IT was thought Clitheroe’s Connor Byrne may never walk up a hill again.
But now he is aiming to climb to the top of his sport, having been selected to represent Great Britain.
The 16-year-old has been named in the squad for the European Youth Climbing Championship in France in November.
And with the sport to potentially be included in the Olympic Games from 2020, he is in pole position to build on the Ribble Valley’s heroics at London 2012.
Connor, who is leaving Bowland High School to take A-levels at Clitheroe Royal Grammar School, is the reigning British youth lead climbing champion, winning at Ratho, Edinburgh, and his determination to get where he has so far will serve him well.
He has recovered from a broken leg, suffered falling down the stairs at home six years ago in Waddington Fell – a complicated injury which ruled him out for two years after shards of bone damaged tendons and muscles.
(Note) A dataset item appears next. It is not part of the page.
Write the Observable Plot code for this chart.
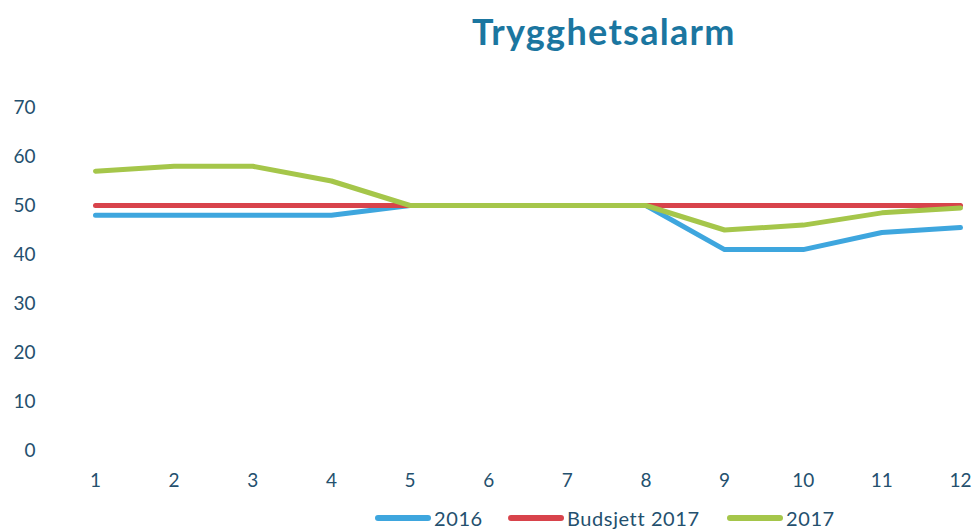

Connor said: “I fractured my fibia, which went undetected for three months and resulted in 12 months of inactivity.
“I resumed climbing at Christmas 2007, and settled down to some dedicated hard work, and by the spring of 2009, I was back on the North West team for the British Mountaineering Council Youth Climbing Series, and off to the national final as I was now fully recovered from the leg injury.”
He started climbing at Roefield, aged eight, and participated in his first competition in 2006, the British Youth Climbing regionals, achieving a place in the North West team and entry into the national finals of the British Youth Climbing Series, coming 12th against more experienced competitors.
In 2011, he achieved a place on the GB Climbing team, and took part in his first international competitions, at home and abroad, in Slovenia, and won the British Lead Climbing Championship, and the Welsh Climbing Championship.
This year, he finished 19th in the European Youth Cup in Edinburgh, and second in the BMC National Youth Open.
Now Connor will compete for GB in France, and he hopes to raise awareness and sponsorship for his sport.
He said: “I am totally self-funded.
“Climbing at an elite level gets very little funding as it is not an Olympic event, so to compete for my country, my parents pay all the bills, including entrance fees.
“We have to travel vast distances to good training venues, probably 10 hours a week, and then put in about 14 hours training per week.”